But not if you can avoid it
Most scientific research starts with an observation. And when in Antarctica I watched penguins, how they walk, hop, swim and (very occasionally) slip on the ice. I, on the other hand, would have slipped and fallen all the time, hadn’t I worn special footwear with spikes, termed in-step crampons, fastened under the soles of my boots. Now penguins don’t wear boots with crampons but hardly ever slip when marching along on slippery, icy surfaces. How come? I examined the underside of the feet of a dead penguin by microscopy and found numerous tiny bumps and protuberances that could have been there to improve the feet’s steadfastness on the ice. But how about the African or Galapagos species of penguins? They never see any ice and their only risk of slipping comes from climbing onto wet and slippery rocks along the seashore. Their feet still await to be examined. And so do the feet of the Adelie penguins when in the ocean for many months and not breeding on land.
Sliding along on a slippery surface can, on rare occasions, be advantageous: for example, when penguins go into a mode of locomotion called ‘tobogganing’ or when pond skaters slide along the water surface. But more usually slipping is to be avoided as it entails the risk of getting injured. The problem is to find a compromise between reducing speed and increasing grip, i.e. stability – and that often depends not only on structures involved in permitting or avoiding sliding, but environmental conditions. L. Heepe et al. found in 2016 that the feet of ladybird beetles (Coccinelllidae) achieve the highest attachment forces (i.e. the least amount of slipping) at a humidity of 60%, but lower and higher humidities would lead to a decrease in attachment ability. Not getting stuck too tightly is, of course, another problem that animals that possess adaptations to prevent slipping, need to control.

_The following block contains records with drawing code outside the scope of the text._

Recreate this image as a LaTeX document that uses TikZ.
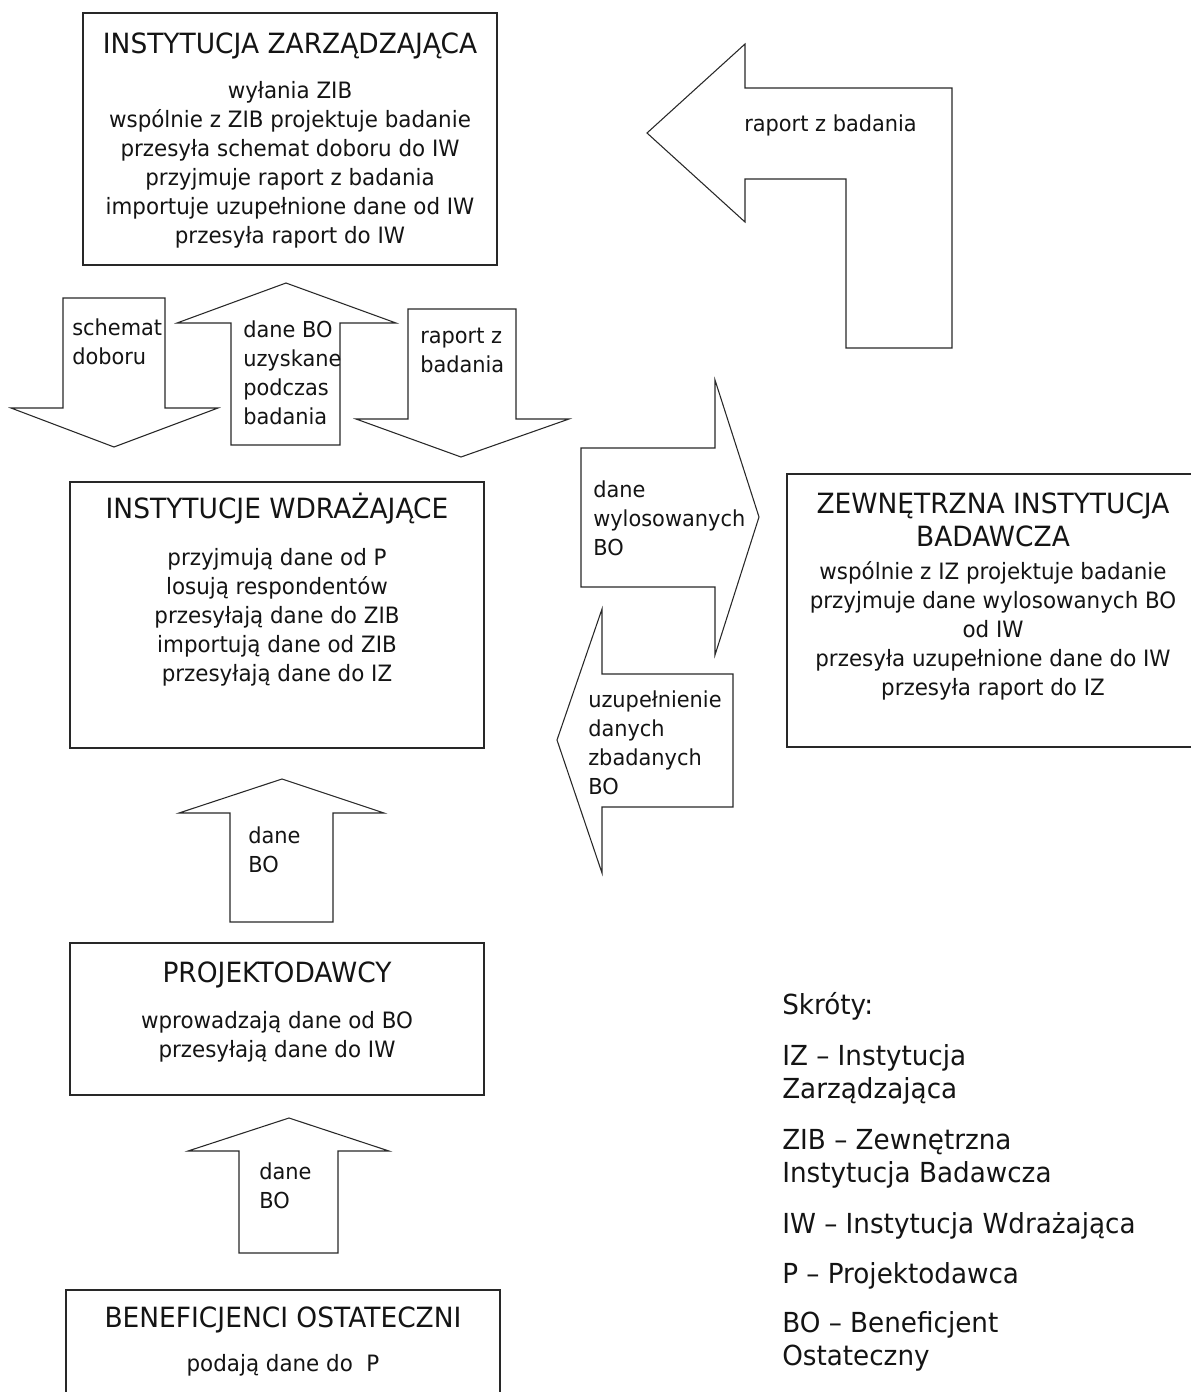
\documentclass[tikz,border=0pt]{standalone}
\usepackage{fontspec}
\setmainfont{DejaVu Sans}[FakeStretch=0.95]
\definecolor{flowink}{RGB}{20,20,20}
\definecolor{flowline}{RGB}{40,40,40}
\tikzset{
  flowbox/.style={draw=flowline, line width=0.9pt, fill=white},
  flowarrow/.style={draw=flowline, line width=0.8pt, fill=white, line join=miter},
  flowtitle/.style={font=\fontsize{20.9}{24.75}\selectfont, text=flowink,
    inner sep=0pt, align=center, anchor=base},
  flowbody/.style={font=\fontsize{16.9}{21.75}\selectfont, text=flowink,
    inner sep=0pt, align=center, anchor=north},
  flowlabel/.style={font=\fontsize{16.5}{21.75}\selectfont, text=flowink,
    inner sep=0pt, align=left, anchor=north west},
  flowlegend/.style={font=\fontsize{20.7}{24.75}\selectfont, text=flowink,
    inner sep=0pt, align=left, anchor=north west},
}

\begin{document}
\begin{tikzpicture}[x=0.75pt, y=-0.75pt]
  \useasboundingbox (0,0) rectangle (1190,1392);
  \fill[white] (0,0) rectangle (1190,1392);

  % instytucja zarzadzajaca
  \draw[flowbox] (83,13) rectangle (497,265);
  \node[flowtitle] (iztitle) at (290,53) {INSTYTUCJA ZARZĄDZAJĄCA};
  \node[flowbody] (izbody) at (290,81) {wyłania ZIB\\
    wspólnie z ZIB projektuje badanie\\
    przesyła schemat doboru do IW\\
    przyjmuje raport z badania\\
    importuje uzupełnione dane od IW\\
    przesyła raport do IW};

  % raport ZIB -> IZ
  \draw[flowarrow] (952,88) -- (952,348) -- (846,348) -- (846,179) -- (745,179)
    -- (745,222) -- (647,133) -- (745,44) -- (745,88) -- cycle;
  \node[flowlabel] (raportiz) at (744,115) {raport z badania};

  % strzalki IZ <-> IW
  \draw[flowarrow] (63,298) -- (165,298) -- (165,408) -- (218,408) -- (114,447)
    -- (11,408) -- (63,408) -- cycle;
  \node[flowlabel] (schemat) at (72,319) {schemat\\doboru};
  \draw[flowarrow] (231,445) -- (231,323) -- (177,323) -- (286,283) -- (396,323)
    -- (340,323) -- (340,445) -- cycle;
  \node[flowlabel] (daneuzysk) at (243,321) {dane BO\\uzyskane\\podczas\\badania};
  \draw[flowarrow] (408,309) -- (516,309) -- (516,419) -- (569,419) -- (461,457)
    -- (356,419) -- (408,419) -- cycle;
  \node[flowlabel] (raportiw) at (420,328) {raport z\\badania};

  % instytucje wdrazajace
  \draw[flowbox] (70,482) rectangle (484,748);
  \node[flowtitle] (iwtitle) at (277,518) {INSTYTUCJE WDRAŻAJĄCE};
  \node[flowbody] (iwbody) at (277,548) {przyjmują dane od P\\
    losują respondentów\\
    przesyłają dane do ZIB\\
    importują dane od ZIB\\
    przesyłają dane do IZ};

  % strzalki IW <-> ZIB
  \draw[flowarrow] (581,448) -- (715,448) -- (715,380) -- (759,517) -- (715,655)
    -- (715,587) -- (581,587) -- cycle;
  \node[flowlabel] (wylos) at (593,481) {dane\\wylosowanych\\BO};
  \draw[flowarrow] (733,674) -- (602,674) -- (602,609) -- (557,740) -- (602,873)
    -- (602,807) -- (733,807) -- cycle;
  \node[flowlabel] (uzupel) at (588,691) {uzupełnienie\\danych\\zbadanych\\BO};

  % zewnetrzna instytucja badawcza
  \draw[flowbox] (787,474) rectangle (1200,747);
  \node[flowtitle] (zibtitle) at (993,513) {ZEWNĘTRZNA INSTYTUCJA};
  \node[flowtitle] (zibtitleb) at (993,546) {BADAWCZA};
  \node[flowbody] (zibbody) at (993,561) {wspólnie z IZ projektuje badanie\\
    przyjmuje dane wylosowanych BO\\
    od IW\\
    przesyła uzupełnione dane do IW\\
    przesyła raport do IZ};

  % P -> IW
  \draw[flowarrow] (230,922) -- (230,813) -- (179,813) -- (282,779) -- (384,813)
    -- (333,813) -- (333,922) -- cycle;
  \node[flowlabel] (danep) at (248,827) {dane\\BO};

  % projektodawcy
  \draw[flowbox] (70,943) rectangle (484,1095);
  \node[flowtitle] (ptitle) at (277,982) {PROJEKTODAWCY};
  \node[flowbody] (pbody) at (277,1011) {wprowadzają dane od BO\\
    przesyłają dane do IW};

  % BO -> P
  \draw[flowarrow] (239,1253) -- (239,1151) -- (188,1151) -- (289,1118) -- (389,1151)
    -- (338,1151) -- (338,1253) -- cycle;
  \node[flowlabel] (danebo) at (259,1163) {dane\\BO};

  % beneficjenci ostateczni
  \draw[flowbox] (66,1290) rectangle (500,1400);
  \node[flowtitle] (botitle) at (283,1327) {BENEFICJENCI OSTATECZNI};
  \node[flowbody] (bobody) at (283,1354) {podają dane do\ \ P};

  % skroty
  \node[flowlegend] (skroty) at (782,992) {Skróty:};
  \node[flowlegend] (legiz) at (782,1044) {IZ – Instytucja\\Zarządzająca};
  \node[flowlegend] (legzib) at (782,1129) {ZIB – Zewnętrzna\\Instytucja Badawcza};
  \node[flowlegend] (legiw) at (782,1212) {IW – Instytucja Wdrażająca};
  \node[flowlegend] (legp) at (782,1262) {P – Projektodawca};
  \node[flowlegend] (legbo) at (782,1311) {BO – Beneficjent\\Ostateczny};
\end{tikzpicture}
\end{document}
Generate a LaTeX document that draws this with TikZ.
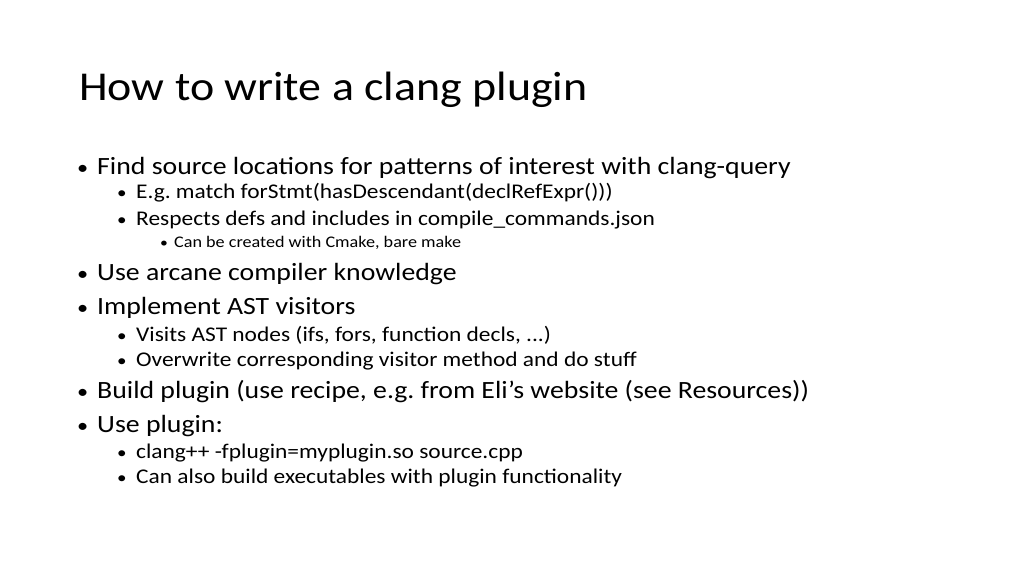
\documentclass[tikz,border=0pt]{standalone}
\usepackage{fontspec}
\setmainfont[FakeStretch=1.12]{Carlito}
\frenchspacing
\begin{document}
\begin{tikzpicture}[x=1pt,y=-1pt,
    lvlone/.style={anchor=base west,inner sep=0pt,font=\fontsize{24.8}{29}\selectfont},
    lvltwo/.style={anchor=base west,inner sep=0pt,font=\fontsize{20.9}{25}\selectfont},
    lvlthree/.style={anchor=base west,inner sep=0pt,font=\fontsize{16.2}{19}\selectfont},
    dot/.style={anchor=base west,inner sep=0pt}]
    \useasboundingbox (0,0) rectangle (1024,576);
    % title
    \node[anchor=base west,inner sep=0pt,font=\fontsize{41}{48}\selectfont] (title) at (79,100) {How to write a clang plugin};
    % first level
    \foreach \y/\t [count=\i] in {174/Find source locations for patterns of interest with clang-query,
        280/Use arcane compiler knowledge,
        314/Implement AST visitors,
        398/{Build plugin (use recipe, e.g. from Eli’s website (see Resources))},
        432/Use plugin:}{
      \node[dot,font=\fontsize{20}{24}\selectfont] (b\i) at (77,\y) {\textbullet};
      \node[lvlone] (one\i) at (97,\y) {\t};}
    % second level
    \foreach \y/\t [count=\i] in {198/{E.g. match forStmt(hasDescendant(declRefExpr()))},
        225/Respects defs and includes in compile\_commands.json,
        341/{Visits AST nodes (ifs, fors, function decls, ...)},
        366/Overwrite corresponding visitor method and do stuff,
        458/clang++ -fplugin=myplugin.so source.cpp,
        483/Can also build executables with plugin functionality}{
      \node[dot,font=\fontsize{17}{21}\selectfont] (c\i) at (117,\y) {\textbullet};
      \node[lvltwo] (two\i) at (136,\y) {\t};}
    % third level
    \node[dot,font=\fontsize{14}{17}\selectfont] (d1) at (160,247) {\textbullet};
    \node[lvlthree] (three1) at (174,247) {Can be created with Cmake, bare make};
\end{tikzpicture}
\end{document}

A pioneer in connection with adhesiveness and slipping on wet surfaces was Prof Jon Barnes, whom I had invited to give a lecture on his research with frogs when I had been in charge of our department’s weekly seminar series. Jon gave an incredibly memorable and exciting lecture, in which he described his and his colleagues’ observations on frogs of different sizes and their adhesive abilities on wet and dry surfaces. Another pioneer in the field of adhesive mechanisms in animals is Prof S. Gorb, who explains that the wet adhesive system depends mainly on capillarity (think of a wet paper plastered onto the window glass) while dry adhesiveness involves molecular interactions, known as van der Waals forces. The latter have been identified in gekkos, who are known to scuttle along upside down on the ceilings of houses. However, in frogs sitting on slanted and wet surfaces of leaves, a mechanism akin to peeling sticky tape off a surface comes into play. Their attachment forces are significantly enhanced by close contacts and boundary friction between the frog’s toe pad epidermis and the substrate. These toe pads are wet with watery mucus, assisting attachment due to the fluid-filled close coupling between the pad and the substrate, but wet adhesion alone would not hold a frog on a slippery and vertical surface. Incidentally, frogs always choose to rest on a slippery surface head-up; if the surface is turned, the frog readjusts its position as the turn reaches approximately 55 degrees. The underside of the frog’s toes features “peg-studded hexagonal cells separated by deep channels into which mucus glands open” and some vague similarities to the structures I found on the underside of the penguin’s feet, seemingly to prevent slipping, are apparent.
Frogs, of course, unlike penguins, have four legs on the ground and spiders have even eight. I had always wanted to study if each leg contributes equally to the total adhesiveness of an animal, but this question was answered by S. Gorb’s group in an interesting publication of 2014, which showed that the whole was more than the sum of all its parts. What apparently still has not been repeated was a little study of mine jn 1993 in which I reported that flies adhere to surfaces significantly longer when it is dark than under illumination. That makes sense, of course. But it needs a scientific explanation and I have so far not been able to follow up that result (but I do hope someone will).